Saturday, October 11, 2008

Who's on Second?

Travis Denker was waived and claimed by the Padres. Obviously he was not in the Giants plans for second base.

A quick look at his stats on B-R:

574 games in the minors (started as a 17-year old!), 556 hits, 124 doubles, 73 homers, 310 RBI, 320 walks, 391 strikeouts. An .830 career OPS with a .276/.376/.454 slash line. (Only 42 major-league plate appearances so I skipped that.)

In about half as many minor-league games, Kevin Frandsen sports an .849 OPS, his line is .327/.391/.458. This has translated into a .254/.318/.363 in the bigs, a .681 OPS, about 100 points lower than the league mean over the last three years. To be fair, he has yet to see a full season. He's 26--time to fish or cut bait. (Denker is 22.) The Giants have invested a lot of time and energy in Frandsen and seem poised to hand him the job in 2009. His competition, now whittled to just Eugenio Velez, who is also 26, a shit-or-get-off-the-pot number. Velez' main attribute seems to be his blazing speed. Let's look at his lines:

Minors: .295/.342/.450 (.792 OPS in over 400 games)
Majors: .262/.303/.392 (.695 OPS in 112 games)

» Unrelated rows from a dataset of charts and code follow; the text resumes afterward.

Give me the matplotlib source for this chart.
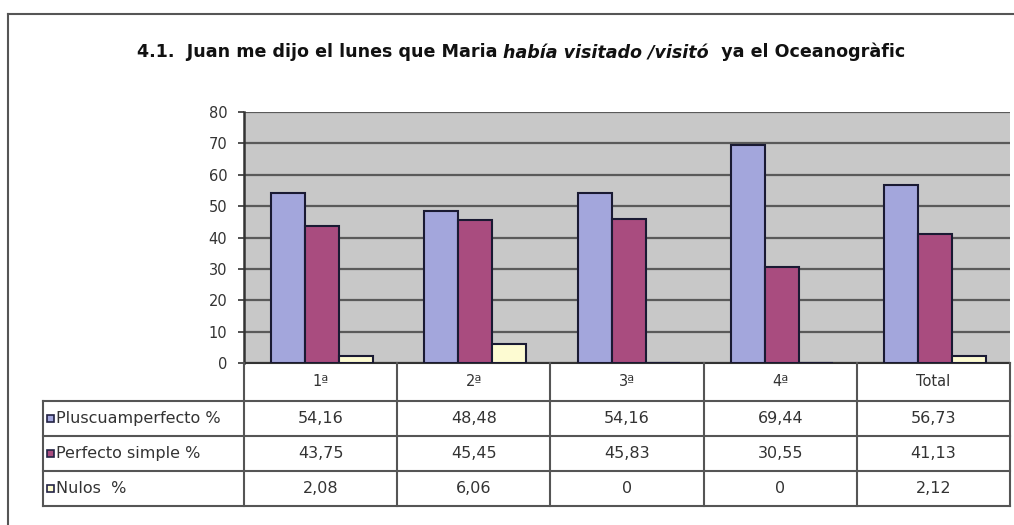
import numpy as np
import matplotlib
matplotlib.use('Agg')
import matplotlib.pyplot as plt
from matplotlib.patches import Rectangle
from matplotlib.lines import Line2D

plt.rcParams['font.family'] = ['DejaVu Sans']

categories = ['1ª', '2ª', '3ª', '4ª', 'Total']
series_names = ['Pluscuamperfecto %', 'Perfecto simple %', 'Nulos  %']
pluscuam = [54.16, 48.48, 54.16, 69.44, 56.73]
perfecto = [43.75, 45.45, 45.83, 30.55, 41.13]
nulos = [2.08, 6.06, 0, 0, 2.12]
colors = ['#a3a6dc', '#a94c7f', '#fdfbd2']

W, H = 1014, 525
fig = plt.figure(figsize=(W / 100, H / 100), dpi=100)
fig.patch.set_facecolor('white')

# outer frame (only top/left visible in the crop)
fig.add_artist(Line2D([8 / W, 8 / W], [0, 1 - 14 / H], color='#555555', lw=1.5))
fig.add_artist(Line2D([8 / W, 1], [1 - 14 / H, 1 - 14 / H], color='#555555', lw=1.5))

left, right, top, bottom = 244, 1010, 112, 363
ax = fig.add_axes([left / W, 1 - bottom / H, (right - left) / W, (bottom - top) / H])
ax.set_facecolor('#c8c8c8')

n = len(categories)
x = np.arange(n) + 0.5
bw = 0.222
for k, vals in enumerate([pluscuam, perfecto, nulos]):
    ax.bar(x + (k - 1) * bw + 0.01, vals, width=bw, color=colors[k],
           edgecolor='#1a1a33', linewidth=1.5, zorder=3)

ax.set_xlim(0, n)
ax.set_ylim(0, 80)
ax.set_yticks(range(0, 81, 10))
ax.yaxis.grid(True, color='#5a5a5a', lw=1.6, zorder=1)
ax.set_axisbelow(True)
ax.set_xticks([])
ax.tick_params(axis='y', labelsize=10.5, colors='#333333', length=4, width=1.2, pad=8)
for s in ['top', 'right']:
    ax.spines[s].set_visible(False)
ax.spines['left'].set_color('#333333')
ax.spines['left'].set_linewidth(1.8)
ax.spines['bottom'].set_color('#333333')
ax.spines['bottom'].set_linewidth(1.5)

# data table under the chart, drawn by hand
def fmt(v):
    return '0' if v == 0 else '{:.2f}'.format(v).replace('.', ',')

tleft, tbottom = 43, 506
head_h, row_h = 38, 35
cat_px = (right - left) / n
lab_w = (left - tleft) / cat_px
tax = fig.add_axes([tleft / W, 1 - tbottom / H, (right - tleft) / W, (tbottom - bottom) / H])
tax.set_xlim(-lab_w, n)
tax.set_ylim(head_h + row_h * 3, 0)
tax.axis('off')
lc, lw = '#555555', 1.5
nrows = len(series_names)
ybot = head_h + row_h * nrows
for i in range(n + 1):
    tax.plot([i, i], [0, ybot], color=lc, lw=lw, clip_on=False)
tax.plot([-lab_w, -lab_w], [head_h, ybot], color=lc, lw=lw, clip_on=False)
for j in range(nrows + 1):
    yy = head_h + row_h * j
    tax.plot([-lab_w, n], [yy, yy], color=lc, lw=lw, clip_on=False)
for i, c in enumerate(categories):
    tax.text(i + 0.5, head_h / 2, c, ha='center', va='center', fontsize=10.5, color='#333333')
for j, (name, vals) in enumerate(zip(series_names, [pluscuam, perfecto, nulos])):
    yc = head_h + row_h * j + row_h / 2
    tax.add_patch(Rectangle((-lab_w + 4 / cat_px, yc - 3.5), 7 / cat_px, 7,
                            facecolor=colors[j], edgecolor='#222244', lw=1.2,
                            clip_on=False, zorder=5))
    tax.text(-lab_w + 13 / cat_px, yc, name, ha='left', va='center',
             fontsize=11.5, color='#333333')
    for i, v in enumerate(vals):
        tax.text(i + 0.5, yc, fmt(v), ha='center', va='center',
                 fontsize=11.5, color='#333333')

# title with italic part (italic piece nudged down, it renders a bit high)
parts = [('4.1.  Juan me dijo el lunes que Maria ', 'normal', 0),
         ('había visitado /visitó', 'italic', 1.5),
         ('  ya el Oceanogràfic', 'normal', 0)]
renderer = fig.canvas.get_renderer()
texts = []
for s, st, dy in parts:
    t = fig.text(0, 1 - (57 + dy) / H, s, fontsize=12.6, fontweight='bold', style=st,
                 va='baseline', ha='left', color='#111111')
    texts.append(t)
widths = [t.get_window_extent(renderer).width for t in texts]
xpos = (521 - sum(widths) / 2)
for t, w in zip(texts, widths):
    t.set_x(xpos / W)
    xpos += w

fig.savefig('out.png', dpi=100)
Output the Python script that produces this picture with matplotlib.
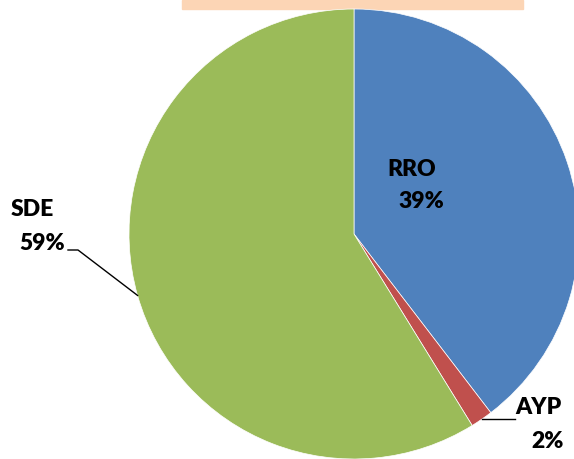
import numpy as np
import matplotlib.pyplot as plt

labels = ['RRO', 'AYP', 'SDE']
shares = [39.6, 1.6, 58.8]
pct_text = ['39%', '2%', '59%']
colors = ['#4F81BD', '#C0504D', '#9BBB59']

W, H = 574, 459
fig = plt.figure(figsize=(W / 100, H / 100), dpi=100)
ax = fig.add_axes([0, 0, 1, 1])

cx, cy, r = 354, H - 234, 225
wedges, _ = ax.pie(shares, colors=colors, startangle=90, counterclock=False,
                   center=(cx, cy), radius=r,
                   wedgeprops=dict(edgecolor='white', linewidth=0.5))
ax.set_xlim(0, W)
ax.set_ylim(0, H)
ax.axis('off')

# peach strip at the top (title box remnant)
ax.add_patch(plt.Rectangle((182, H - 9), 341, 9, color='#FCD5B5', zorder=0))


def edge_point(w):
    mid = np.deg2rad((w.theta1 + w.theta2) / 2)
    return cx + r * np.cos(mid), cy + r * np.sin(mid)


font = dict(family=['Lato', 'DejaVu Sans'], fontsize=16.5, fontweight='heavy', color='black')

# RRO inside
ax.text(412, H - 170, labels[0], ha='center', va='center', **font)
ax.text(421, H - 202, pct_text[0], ha='center', va='center', **font)

# AYP outside with leader
px, py = edge_point(wedges[1])
ax.plot([px, 515], [py, py], color='black', lw=1)
ax.text(538, H - 408, labels[1], ha='center', va='center', **font)
ax.text(548, H - 442, pct_text[1], ha='center', va='center', **font)

# SDE outside with leader
px, py = edge_point(wedges[2])
ax.plot([68, 78, px], [H - 250, H - 250, py], color='black', lw=1)
ax.text(32, H - 210, labels[2], ha='center', va='center', **font)
ax.text(42, H - 243, pct_text[2], ha='center', va='center', **font)

fig.savefig('out.png', dpi=100)
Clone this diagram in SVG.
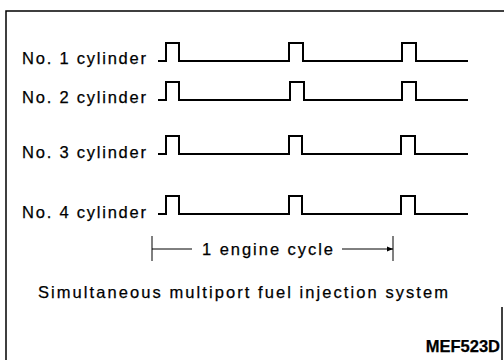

I have to say I'm damn underwhelmed.

Maybe that's why there's a rumor the Giants are interested in Dan Uggla.

So, me buckos, who's on second for 2009?

4 comments:

Anonymous said...

Ummm.....what about Jorge Cantu? Second basemen we got. Third basemen, not so much. And Matt Cain is too much to give up for Uggla. Uggla and Cantu, maybe. Another pitcher plus a minor league prospect for Cantu - that I could see. Well, the world of speculation is on us - of course, trade speculation does not, I believe, have a very good track record. Sabean usually plays it close to the vest until it is done. Maybe the vast spread of information, rumors and just plain made up stuff on the internet makes that less so. I hope not. I cannot imagine anything less helpful to a GM than telegraphing about whom you are interested.

Anonymous said...

Here is what Derek Lee means: 20 hr, at $15,000,000 per year minimum for at least three years, kiss Kung Fu Panda goodbye (not much of anywhere to play him), part with a name pitcher, say Matt Cain and watch him age (33 currently). Jorge Cantu - 29 hr last year for $500,000, age 26. Can play a position at which we actually need a player. Would not cost so much in money or pitching currency. Please. I have enough to worry about watching my retirement money evaporate, don't add to it.

Anonymous said...

And I'm not so sure it was a great idea to give up on Hennessey, either. I know that it was about money. Hennessey started four games for us in September, gave us 23 innings and 11 earned runs that look like this: 6/1, 8/3, 3/5, 6/2. Not real exciting, but not quite worth giving up on yet. Think of it like this: who is more likely to contribute on a forty man roster, Noah Lowry or Brad Hennessey? I wouldn't bet one way or the other.

M.C. O'Connor said...

I'm not happy with Uggla or Lee rumors, despite the fact that both are "upgrades." I'd rather fail with youth. I'm OK with losing if we are shipping out the dead weight and building a new team from within.

Jorge Cantu is certainly a better "value" than either of the stars mentioned. My fear with guys like him (big pop, low OBA, high K) is "regression to the mean." They'll age poorly--lots of HRs but less hitting. That's a fear, not scouting or analysis. Cantu is a free agent, though, so no trade would be needed. According to Cot's he's only signed through '08 with the FloMars.

Speaking of trades, trading Matt Cain is nuts. Who, pray tell, is our #2 starter? Zito? Sanchez? Our strength at this point is Lincecum, league-best starter, and Cain, a league-above average starter. Everybody else on our team is average or below average.